= Batsell Barrett Baxter =

American minister

Batsell Barrett Baxter ( September 23, 1916, Cordell, Oklahoma - March 31, 1982, Nashville, Tennessee) was an influential preacher and writer within the Churches of Christ.

==Biography==
Baxter was the son of Batsell Baxter, another influential leader within the Churches of Christ. The younger Baxter preached his first sermon in Nashville, Tennessee, in 1933. He received his post-secondary education at Abilene Christian College (B.A.), University of Southern California (M.A., Ph.D.), and Vanderbilt University (B.D.). Baxter "was the first person in the Churches of Christ to receive a Ph.D. in speech communication," receiving that degree from the University of Southern California in 1944. He was appointed head of the Speech Department at David Lipscomb College in 1945. Later he headed the Bible department at David Lipscomb College after his father died.
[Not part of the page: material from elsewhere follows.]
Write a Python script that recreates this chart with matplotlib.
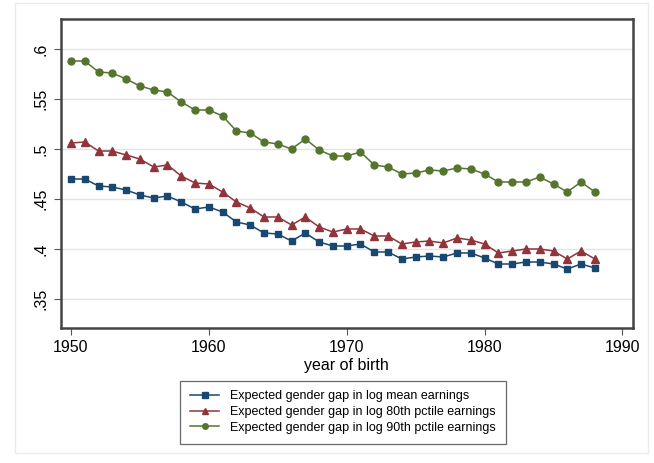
import numpy as np
import matplotlib.pyplot as plt
from matplotlib.patches import Rectangle

plt.rcParams['font.family'] = ['Liberation Sans', 'DejaVu Sans']

years = list(range(1950, 1989))

gap_mean = [0.470, 0.470, 0.463, 0.462, 0.459, 0.454, 0.451, 0.453, 0.447, 0.440,
            0.442, 0.437, 0.427, 0.424, 0.416, 0.415, 0.408, 0.416, 0.407, 0.403,
            0.403, 0.405, 0.397, 0.397, 0.390, 0.392, 0.393, 0.392, 0.396, 0.396,
            0.391, 0.385, 0.385, 0.387, 0.387, 0.385, 0.380, 0.385, 0.381]

gap_p80 = [0.506, 0.507, 0.498, 0.498, 0.494, 0.490, 0.482, 0.484, 0.473, 0.466,
           0.465, 0.457, 0.447, 0.441, 0.432, 0.432, 0.424, 0.432, 0.422, 0.417,
           0.420, 0.420, 0.413, 0.413, 0.405, 0.407, 0.408, 0.406, 0.411, 0.409,
           0.405, 0.396, 0.398, 0.400, 0.400, 0.398, 0.390, 0.398, 0.390]

gap_p90 = [0.588, 0.588, 0.577, 0.576, 0.570, 0.563, 0.559, 0.557, 0.547, 0.539,
           0.539, 0.533, 0.518, 0.516, 0.507, 0.505, 0.500, 0.510, 0.499, 0.493,
           0.493, 0.497, 0.484, 0.482, 0.475, 0.476, 0.479, 0.478, 0.481, 0.480,
           0.475, 0.467, 0.467, 0.467, 0.472, 0.465, 0.457, 0.467, 0.457]

labels = ['Expected gender gap in log mean earnings',
          'Expected gender gap in log 80th pctile earnings',
          'Expected gender gap in log 90th pctile earnings']

yticks = [0.35, 0.4, 0.45, 0.5, 0.55, 0.6]
ytick_labels = ['.35', '.4', '.45', '.5', '.55', '.6']
xticks = [1950, 1960, 1970, 1980, 1990]

fig = plt.figure(figsize=(6.54, 4.63), dpi=100)
fig.patches.append(Rectangle((15 / 654, 1 - 453 / 463), 633 / 654, 450 / 463,
                             transform=fig.transFigure, fill=False,
                             edgecolor='#e6ecef', linewidth=1))

ax = fig.add_axes([60.5 / 654, 1 - 328 / 463, 572 / 654, 309 / 463])

ax.plot(years, gap_mean, color='#1a476f', marker='s', markersize=5, linewidth=1.1, label=labels[0])
ax.plot(years, gap_p80, color='#90353b', marker='^', markersize=6, linewidth=1.1, label=labels[1])
ax.plot(years, gap_p90, color='#55752f', marker='o', markersize=5, linewidth=1.1, label=labels[2])

ax.set_xlim(1949.24, 1990.73)
ax.set_ylim(0.321, 0.630)
ax.set_xticks(xticks)
ax.set_yticks(yticks)
ax.set_yticklabels(ytick_labels, rotation=90, va='center')
ax.grid(axis='y', color='#e4e4e4', linewidth=1)
ax.set_axisbelow(True)
ax.tick_params(labelsize=11.5, length=5, color='#555555', width=0.8)
for s in ax.spines.values():
    s.set_color('#444444')
    s.set_linewidth(1.8)

ax.set_xlabel('year of birth', fontsize=11.5, labelpad=2)

leg = fig.legend(loc='upper center', bbox_to_anchor=(343 / 654, 1 - 380.5 / 463),
                 ncol=1, fontsize=9.0, frameon=True, fancybox=False, borderaxespad=0,
                 handlelength=2.3, borderpad=0.8, labelspacing=0.28, handletextpad=0.9)
leg.get_frame().set_edgecolor('#444444')
leg.get_frame().set_linewidth(0.9)
for h in leg.legend_handles:
    h.set_markersize(4)

plt.savefig('out.png', dpi=100)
Baxter preached in Nashville at the Trinity Lane Church of Christ from 1946 to 1951, and preached at the Hillsboro Church of Christ in Nashville for 29 years from 1951 to 1980 when he retired. During much of this time, his sermons were recorded for broadcast on WLAC radio on Sunday nights. He was considered by many to be "the best preacher of the Churches of Christ during his lifetime." He advocated a method of preaching that focused on meeting the particular needs of his listeners and tailored the content and techniques used to the "life-situation" of the particular audience. Baxter's style was very different from the harder style that originated in the debating tradition of the Churches of Christ, emphasizing a "softer" gospel of love. He trained hundreds of younger preachers and his influence was such "that at one time many could readily tell if a preacher had trained at Lipscomb college."
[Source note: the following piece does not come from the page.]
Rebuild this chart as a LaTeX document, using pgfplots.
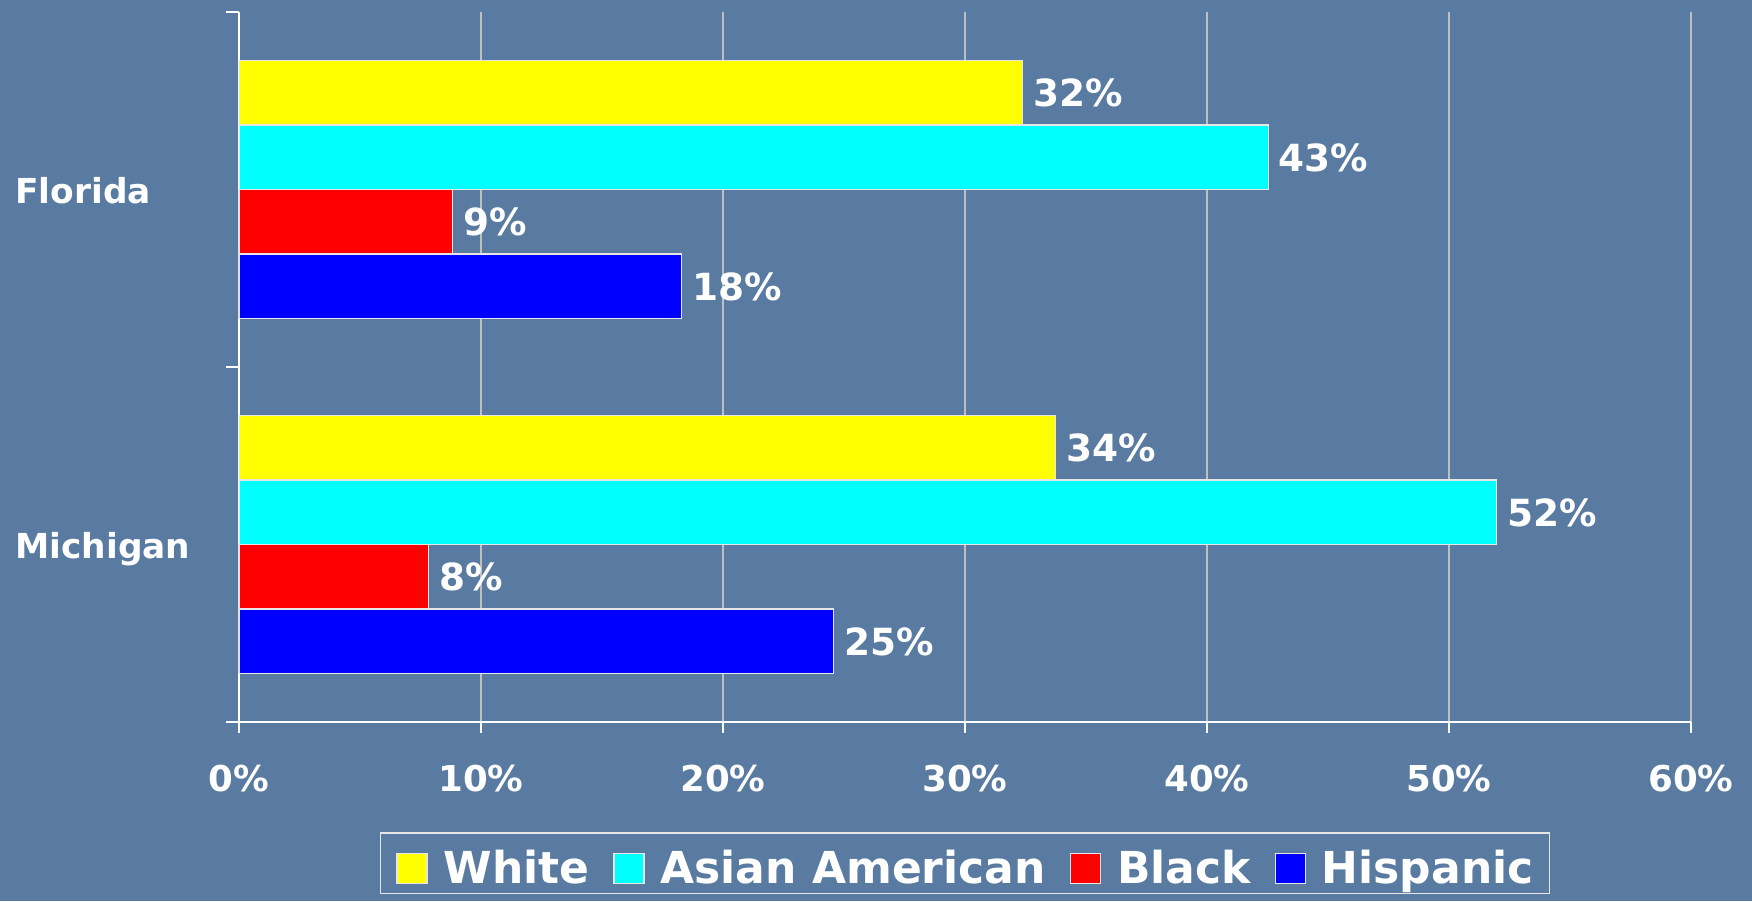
\documentclass[border=0pt]{standalone}
\usepackage{fontspec}
\setmainfont{DejaVu Sans}
\usepackage{pgfplots}
\pgfplotsset{compat=1.18}
\definecolor{bgblue}{HTML}{5A7BA1}
\definecolor{gridgray}{HTML}{BFBFBF}
\definecolor{barline}{HTML}{E6E6E6}
\definecolor{cWhite}{RGB}{255,255,0}
\definecolor{cAsian}{RGB}{0,255,255}
\definecolor{cBlack}{RGB}{255,0,0}
\definecolor{cHisp}{RGB}{0,0,255}
\begin{document}
\begin{tikzpicture}
\fill[bgblue] (-119.5pt,-89.5pt) rectangle (756.5pt,361pt);
\begin{axis}[
  at={(0pt,0pt)}, anchor=south west,
  scale only axis, width=726pt, height=355pt,
  xmin=0, xmax=60, ymin=-0.5, ymax=1.5,
  xbar, bar width=32.25pt,
  axis x line*=bottom, axis y line*=left,
  axis line style={white, line width=1pt, -},
  xtick={0,10,...,60},
  xticklabels={0\%,10\%,20\%,30\%,40\%,50\%,60\%},
  ytick={0,1}, yticklabels={Michigan,Florida},
  minor ytick={-0.5,0.5,1.5},
  tick align=outside,
  major tick length=5.5pt, minor tick length=6.5pt,
  major y tick style={draw=none},
  minor y tick style={white, line width=1pt},
  major x tick style={white, line width=1pt},
  xmajorgrids, major grid style={gridgray, line width=1pt},
  xticklabel style={font=\fontsize{17.8}{20}\selectfont\bfseries, text=white, anchor=base, inner sep=0pt, yshift=-29.35pt},
  yticklabel style={font=\fontsize{17.2}{20}\selectfont\bfseries, text=white, anchor=base west, inner sep=0pt, xshift=-106.5pt, yshift=-7pt},
  nodes near coords, point meta=explicit symbolic,
  every node near coord/.append style={font=\fontsize{18.7}{22}\selectfont\bfseries, text=white, anchor=base west, inner sep=0pt, xshift=5pt, yshift=-7pt},
  legend columns=-1,
  legend style={at={(0.5,0)}, anchor=north, yshift=-55pt, draw=barline, line width=0.8pt, fill=none,
    font=\fontsize{22}{26}\selectfont\bfseries, text=white, inner xsep=8pt, inner ysep=4.5pt,
    nodes={inner sep=0pt, anchor=base west, text height=21pt, text depth=0pt},
    /tikz/every odd column/.append style={column sep=8pt},
    /tikz/every even column/.append style={column sep=12pt}},
  legend image code/.code={\draw[#1, line width=0.6pt] (0pt,0pt) rectangle (15pt,15pt);},
]
\addplot[fill=cWhite, draw=barline, line width=0.6pt, bar shift=48.4pt]
  coordinates {(33.75,0) [34\%] (32.39,1) [32\%]};
\addplot[fill=cAsian, draw=barline, line width=0.6pt, bar shift=16.1pt]
  coordinates {(51.97,0) [52\%] (42.53,1) [43\%]};
\addplot[fill=cBlack, draw=barline, line width=0.6pt, bar shift=-16.1pt]
  coordinates {(7.84,0) [8\%] (8.82,1) [9\%]};
\addplot[fill=cHisp, draw=barline, line width=0.6pt, bar shift=-48.4pt]
  coordinates {(24.57,0) [25\%] (18.29,1) [18\%]};
\legend{White, Asian American, Black, Hispanic}
\end{axis}
\end{tikzpicture}
\end{document}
Baxter was also a writer for the Gospel Advocate and 20th Century Christian. He wrote eleven books including Speaking for the Master, I Believe Because, and When Life Tumbles In. He coauthored two books, and coedited seven more. He became the regular speaker for the Herald of Truth television program in August 1959. When the program went to a radio series, he was featured periodically.

In his youth, Baxter was an avid tennis player, winning the city championship in the boys' (14 and under) classification in Nashville, Tennessee.